# [Prompt]
Include the line containing "Chart.register(...registerables);" and all lines before it, repeated exactly from the listing below, without pictures.

Stored records:
-*-
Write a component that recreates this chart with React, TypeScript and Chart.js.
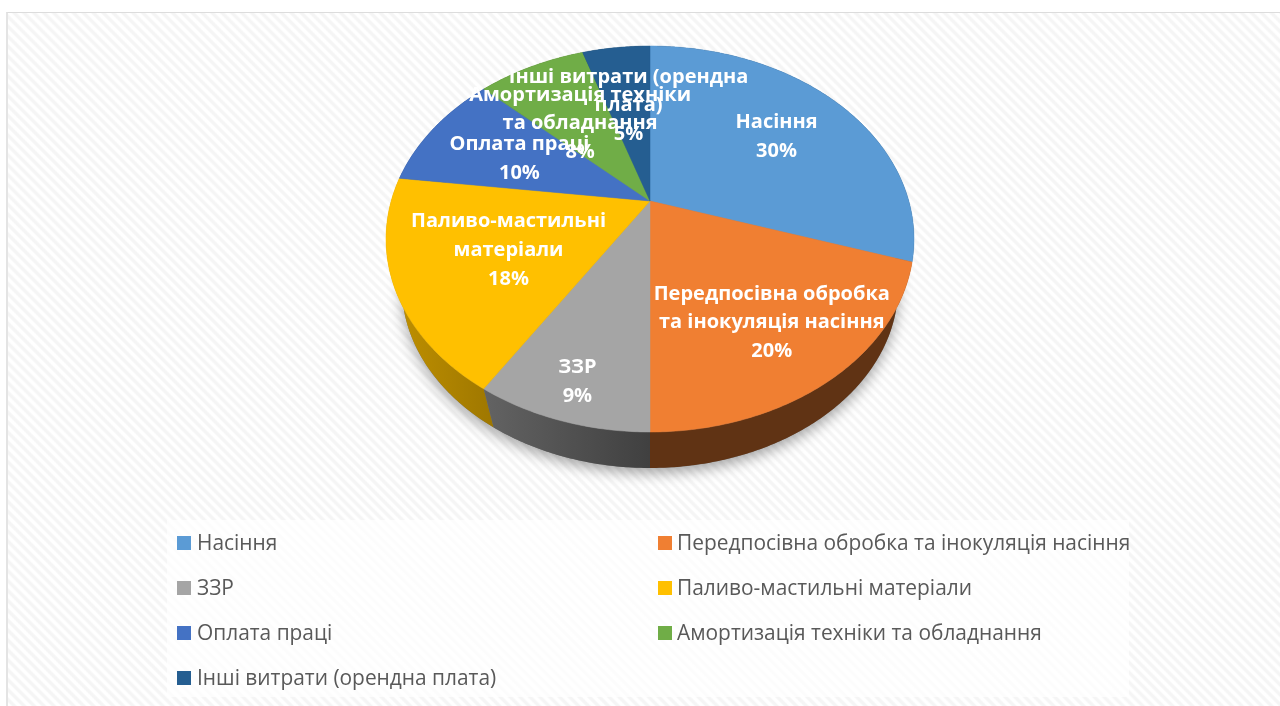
import React, { useEffect, useRef } from "react";
import { Chart, registerables } from "chart.js";

Chart.register(...registerables);

const categories = [
  "Насіння",
  "Передпосівна обробка та інокуляція насіння",
  "ЗЗР",
  "Паливо-мастильні матеріали",
  "Оплата праці",
  "Амортизація техніки та обладнання",
  "Інші витрати (орендна плата)",
];
const shares = [30, 20, 9, 18, 10, 8, 5];
const sliceColors = ["#5B9BD5", "#F07F32", "#A5A5A5", "#FFC000", "#4472C4", "#70AD47", "#255E91"];
const wallShadeStart = [0.4, 0.4, 0.6, 0.76, 0.5, 0.5, 0.5];
const wallShadeEnd = [0.4, 0.4, 0.39, 0.62, 0.5, 0.5, 0.5];
const labelLines = [
  ["Насіння"],
  ["Передпосівна обробка", "та інокуляція насіння"],
  ["ЗЗР"],
  ["Паливо-мастильні", "матеріали"],
  ["Оплата праці"],
  ["Амортизація техніки", "та обладнання"],
  ["Інші витрати (орендна", "плата)"],
];
const labelRadius = [0.65, 0.71, 0.845, 0.575, 0.585, 0.55, 0.59];

// Tilted-pie projection (unit circle to the picture)
const VIEW = { cx: 650, cy: 201, a: 258.8, b: 185.5, p: 0.197, wallScale: 0.94, wallShift: 61.9 };

const project = (f: number, angle: number) => {
  const u = f * Math.cos(angle);
  const v = f * Math.sin(angle);
  const d = 1 - VIEW.p * v;
  return { x: VIEW.cx + (VIEW.a * u) / d, y: VIEW.cy + (VIEW.b * v) / d };
};
const lower = (pt: { x: number; y: number }) => ({
  x: VIEW.cx + (pt.x - VIEW.cx) * VIEW.wallScale,
  y: pt.y * VIEW.wallScale + VIEW.wallShift,
});

const arcPoints = (start: number, end: number) => {
  const n = Math.max(2, Math.ceil((end - start) / 0.01));
  const out = [];
  for (let i = 0; i <= n; i++) out.push(project(1, start + ((end - start) * i) / n));
  return out;
};

const shade = (hex: string, k: number) => {
  const c = [1, 3, 5].map((i) => Math.round(parseInt(hex.slice(i, i + 2), 16) * k));
  return `rgb(${c[0]},${c[1]},${c[2]})`;
};

const tiltedPie = {
  id: "tiltedPie",
  beforeDatasetDraw(chart: any, args: any) {
    const ctx = chart.ctx;
    const arcs = args.meta.data;
    const colors = chart.data.datasets[0].backgroundColor;
    const whole = arcPoints(-Math.PI / 2, Math.PI * 1.5);

    // soft shadow below the disc
    ctx.save();
    ctx.shadowColor = "rgba(0,0,0,0.36)";
    ctx.shadowBlur = 14;
    ctx.shadowOffsetY = 5;
    ctx.fillStyle = "#777";
    ctx.beginPath();
    whole.map(lower).forEach((p: any, i: number) => (i ? ctx.lineTo(p.x, p.y) : ctx.moveTo(p.x, p.y)));
    ctx.closePath();
    ctx.fill();
    ctx.restore();

    // side walls, back to front
    const order = arcs
      .map((a: any, i: number) => ({ a, i }))
      .sort(
        (m: any, n: any) =>
          Math.sin((m.a.startAngle + m.a.endAngle) / 2) - Math.sin((n.a.startAngle + n.a.endAngle) / 2)
      );
    for (const { a, i } of order) {
      const top = arcPoints(a.startAngle, a.endAngle);
      const bottom = top.map(lower);
      const xs = [...top, ...bottom].map((p) => p.x);
      const g = ctx.createLinearGradient(Math.min(...xs), 0, Math.max(...xs), 0);
      g.addColorStop(0, shade(colors[i], wallShadeStart[i]));
      g.addColorStop(1, shade(colors[i], wallShadeEnd[i]));
      ctx.fillStyle = g;
      ctx.beginPath();
      top.forEach((p, k) => (k ? ctx.lineTo(p.x, p.y) : ctx.moveTo(p.x, p.y)));
      bottom.reverse().forEach((p) => ctx.lineTo(p.x, p.y));
      ctx.closePath();
      ctx.fill();
    }

    // top faces
    arcs.forEach((a: any, i: number) => {
      const apex = project(0, 0);
      ctx.fillStyle = colors[i];
      ctx.strokeStyle = colors[i];
      ctx.lineWidth = 0.5;
      ctx.beginPath();
      ctx.moveTo(apex.x, apex.y);
      arcPoints(a.startAngle, a.endAngle).forEach((p) => ctx.lineTo(p.x, p.y));
      ctx.closePath();
      ctx.fill();
      ctx.stroke();
    });
    return false;
  },
  afterDatasetsDraw(chart: any) {
    const ctx = chart.ctx;
    const arcs = chart.getDatasetMeta(0).data;
    const values = chart.data.datasets[0].data;
    const colors = chart.data.datasets[0].backgroundColor;
    ctx.save();

    // data labels
    ctx.font = "700 20px 'Open Sans'";
    ctx.fillStyle = "#fff";
    ctx.textAlign = "center";
    ctx.textBaseline = "middle";
    arcs.forEach((a: any, i: number) => {
      const c = project(labelRadius[i], (a.startAngle + a.endAngle) / 2);
      const lines = [...labelLines[i], `${values[i]}%`];
      lines.forEach((t, k) => {
        ctx.fillText(t, c.x, c.y + 1.5 + (k - (lines.length - 1) / 2) * 28.7);
      });
    });

    // legend: two columns, filled row by row
    ctx.font = "400 20.9px 'Open Sans'";
    ctx.textAlign = "left";
    chart.data.labels.forEach((t: string, i: number) => {
      const col = i % 2;
      const row = Math.floor(i / 2);
      const y = 543 + row * 45;
      const x = col ? 658 : 177;
      ctx.fillStyle = colors[i];
      ctx.fillRect(x, y - 7, 14, 14);
      ctx.fillStyle = "#595959";
      ctx.fillText(t, col ? 677 : 197, y + 1);
    });
    ctx.restore();
  },
};

export default function App() {
  const ref = useRef<HTMLCanvasElement>(null);
  useEffect(() => {
    const chart = new Chart(ref.current!, {
      type: "pie",
      data: {
        labels: categories,
        datasets: [{ data: shares, backgroundColor: sliceColors, borderWidth: 0 }],
      },
      options: {
        animation: false,
        responsive: false,
        plugins: { legend: { display: false }, tooltip: { enabled: false } },
      },
      plugins: [tiltedPie],
    } as any);
    return () => chart.destroy();
  }, []);
  return (
    <div style={{ position: "fixed", left: 0, top: 0, width: 1280, height: 706, background: "#fff", overflow: "hidden" }}>
      <div
        style={{
          position: "absolute",
          left: 6,
          top: 12,
          right: 0,
          bottom: 0,
          borderLeft: "2px solid #e4e4e4",
          borderTop: "1px solid #dcdcdc",
          background:
            "repeating-linear-gradient(45deg, #ffffff 0px, #ffffff 2px, #f5f5f5 3.6px, #f5f5f5 5.4px, #ffffff 7px)",
        }}
      />
      <div
        style={{
          position: "absolute",
          left: 167,
          top: 520,
          width: 962,
          height: 177,
          background: "rgba(255,255,255,0.72)",
        }}
      />
      <canvas ref={ref} width={1280} height={706} style={{ position: "absolute", left: 0, top: 0, display: "block" }} />
    </div>
  );
}
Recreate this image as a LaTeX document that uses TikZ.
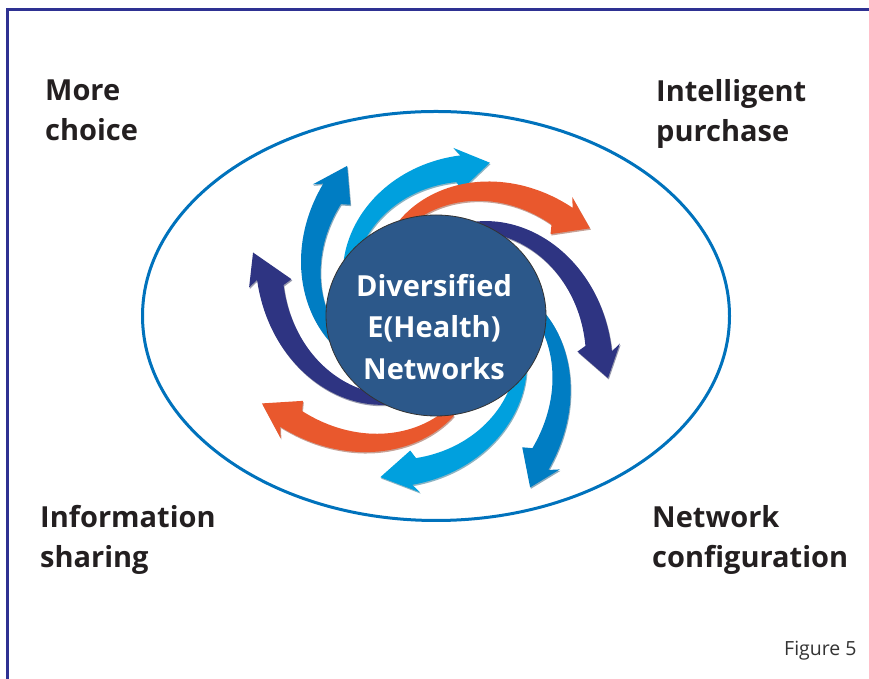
\documentclass[tikz,border=0pt]{standalone}
\usepackage{fontspec}
\setmainfont{Open Sans}
\definecolor{frameblue}{RGB}{46,49,146}
\definecolor{ringblue}{RGB}{0,114,188}
\definecolor{skyblue}{RGB}{0,160,222}
\definecolor{midblue}{RGB}{0,125,195}
\definecolor{navyblue}{RGB}{46,52,130}
\definecolor{flame}{RGB}{233,88,45}
\definecolor{hubfill}{RGB}{44,88,138}
\definecolor{ink}{RGB}{35,31,32}

% band widths at tail and head, half width of the head, skew of the head base
\newcommand\tailw{12}
\newcommand\headw{27}
\newcommand\headhalf{20}
\newcommand\barbskew{2.8}

% spiral arrow around the origin, running clockwise
% #1 tail angle, #2 head-base angle, #3 tail radius, #4 head-base radius,
% #5 tip angle, #6 tip radius
\newcommand\swirlpath[6]{%
  plot[domain=0:1,samples=40]
    ({#1+(#2-#1)*\x}:{#3+(#4-#3)*\x+(\tailw+(\headw-\tailw)*\x)/2})
  -- ({#2+\barbskew}:{#4+\headhalf}) -- (#5:#6) -- ({#2-\barbskew}:{#4-\headhalf})
  -- plot[domain=0:1,samples=40]
    ({#2+(#1-#2)*\x}:{#4+(#3-#4)*\x-(\headw+(\tailw-\headw)*\x)/2})
  -- cycle}
\newcommand\swirl[7]{%
  \fill[#1!55!black,opacity=0.45,shift={(0.8,-1.4)}] \swirlpath{#2}{#3}{#4}{#5}{#6}{#7};
  \fill[#1] \swirlpath{#2}{#3}{#4}{#5}{#6}{#7};}

\tikzset{
  corner/.style={anchor=base west,inner sep=0pt,align=left,text=ink,
    font=\fontsize{29}{40.5}\selectfont\bfseries},
  hub/.style={ellipse,minimum width=220pt,minimum height=201pt,inner sep=0pt,
    fill=hubfill,draw=black!80,line width=0.8pt},
  hubtext/.style={align=center,text=white,inner sep=0pt,
    font=\fontsize{29}{41.5}\selectfont\bfseries},
  ring/.style={draw=ringblue,line width=3pt},
  frame/.style={draw=frameblue,line width=3pt},
}
\usetikzlibrary{shapes.geometric}

\begin{document}
\begin{tikzpicture}[x=1pt,y=1pt]
\useasboundingbox (0,0) rectangle (869,679);

% outer frame (top and left edges)
\draw[frame] (875,669.5) -- (7.5,669.5) -- (7.5,-5);

% surrounding ring
\draw[ring] (436,363) ellipse [x radius=293.5, y radius=204.5];

% pinwheel of arrows
\begin{scope}[shift={(436,363.5)}]
  \swirl{skyblue}{156}{81.3}{96}{148.5}{70.6}{162}
  \swirl{midblue}{201}{130.5}{96}{160}{120.7}{174}
  \swirl{navyblue}{241}{168.7}{96}{169}{161}{193.5}
  \swirl{flame}{280}{215.5}{96}{178}{206.8}{195}
  \swirl{skyblue}{333}{262}{96}{157.5}{251}{171}
  \swirl{midblue}{366}{306}{96}{177.5}{298.7}{196}
  \swirl{navyblue}{67}{-11.5}{96}{166}{-20}{183}
  \swirl{flame}{111}{38.2}{96}{160.5}{29.5}{177}
\end{scope}

% central hub
\node[hub] (core) at (436,363.5) {};
\node[hubtext] (coretext) at (434,352) {Diversified\\E(Health)\\Networks};

% corner labels (anchored on the baseline of the last line)
\node[corner] (choice) at (45,538) {More\\choice};
\node[corner] (purchase) at (656,537) {Intelligent\\purchase};
\node[corner] (sharing) at (40,111) {Information\\sharing};
\node[corner] (config) at (652,111) {Network\\configuration};

\node[anchor=base west,inner sep=0pt,text=black!80,font=\fontsize{19.5}{22}\selectfont]
  (figlabel) at (784,23) {Figure 5};
\end{tikzpicture}
\end{document}
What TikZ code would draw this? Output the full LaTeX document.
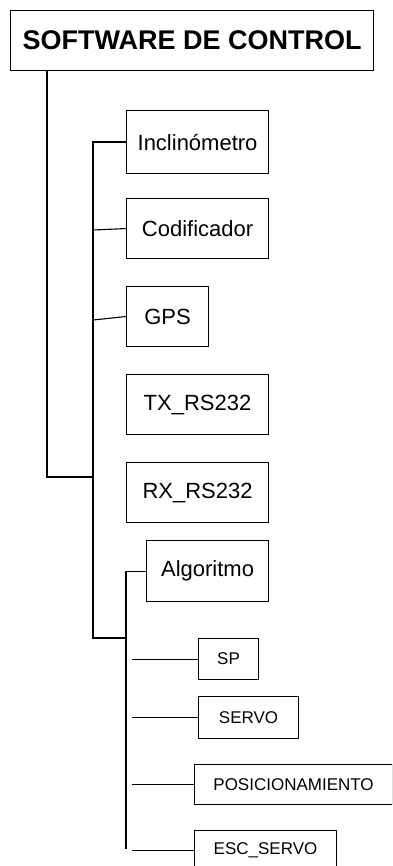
\documentclass[tikz,border=0pt]{standalone}
\usepackage{fontspec}
\setmainfont{Liberation Sans}
\usepackage{tikz}
\usetikzlibrary{positioning,calc}
\tikzset{
  box/.style={draw=black,fill=white,line width=1.1pt,anchor=north west,inner sep=0pt,
    minimum width=142pt,minimum height=60pt,font=\fontsize{22}{24}\selectfont},
  title/.style={box,minimum width=363pt,font=\fontsize{27}{30}\selectfont\bfseries},
  leaf/.style={box,minimum height=41pt,font=\fontsize{17}{19}\selectfont},
  link/.style={draw=black,line width=1.1pt},
}
\begin{document}
\begin{tikzpicture}[x=1pt,y=-1pt]
  \useasboundingbox (0,0) rectangle (392,866);
  \clip (0,0) rectangle (392,866);
  \node[title] (ctrl) at (10,10) {SOFTWARE DE CONTROL};
  \node[box,minimum height=63pt] (incl) at (126,110) {Inclinómetro};
  \node[box] (codif) at (126,198) {Codificador};
  \node[box,minimum width=82pt] (gps) at (126,286) {GPS};
  \node[box] (tx) at (126,374) {TX\_RS232};
  \node[box] (rx) at (126,462) {RX\_RS232};
  \node[box,minimum width=122pt,minimum height=61pt] (algo) at (146,540) {Algoritmo};
  \node[leaf,minimum width=60pt] (sp) at (198,638) {SP};
  \node[leaf,minimum width=100pt,minimum height=42pt] (servo) at (198,696) {SERVO};
  \node[leaf,minimum width=198pt,minimum height=40pt] (posic) at (194,764) {POSICIONAMIENTO};
  \node[leaf,minimum width=142pt,minimum height=40pt] (esc) at (194,830) {ESC\_SERVO};
  % trunks
  \coordinate (trunk) at (47,477);
  \coordinate (bus) at (93,638);
  \coordinate (sub) at (126,849);
  \coordinate (tap) at (132,0);
  \draw[link] (ctrl.south -| trunk) -- (trunk) -- (trunk -| bus);
  \draw[link] (incl.west) -| (bus) -- (bus -| sub);
  \draw[link] (algo.west) -| (sub);
  % branches
  \draw[link] (93,230) -- (codif.west);
  \draw[link] (93,320) -- (gps.west);
  \foreach \n in {sp,servo,posic,esc}
    \draw[link] (\n.west -| tap) -- (\n.west);
\end{tikzpicture}
\end{document}
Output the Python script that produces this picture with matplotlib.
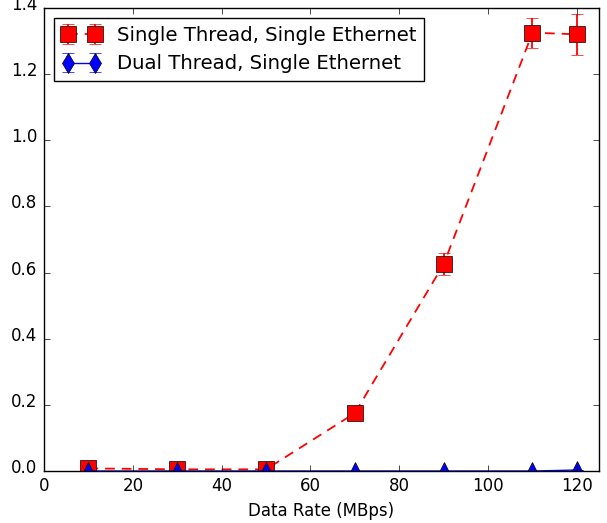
-*-
# [Correct output]
Write a component that recreates this chart with React, TypeScript and Chart.js.
import React, { useEffect, useRef } from "react";
import { Chart, registerables } from "chart.js";

Chart.register(...registerables);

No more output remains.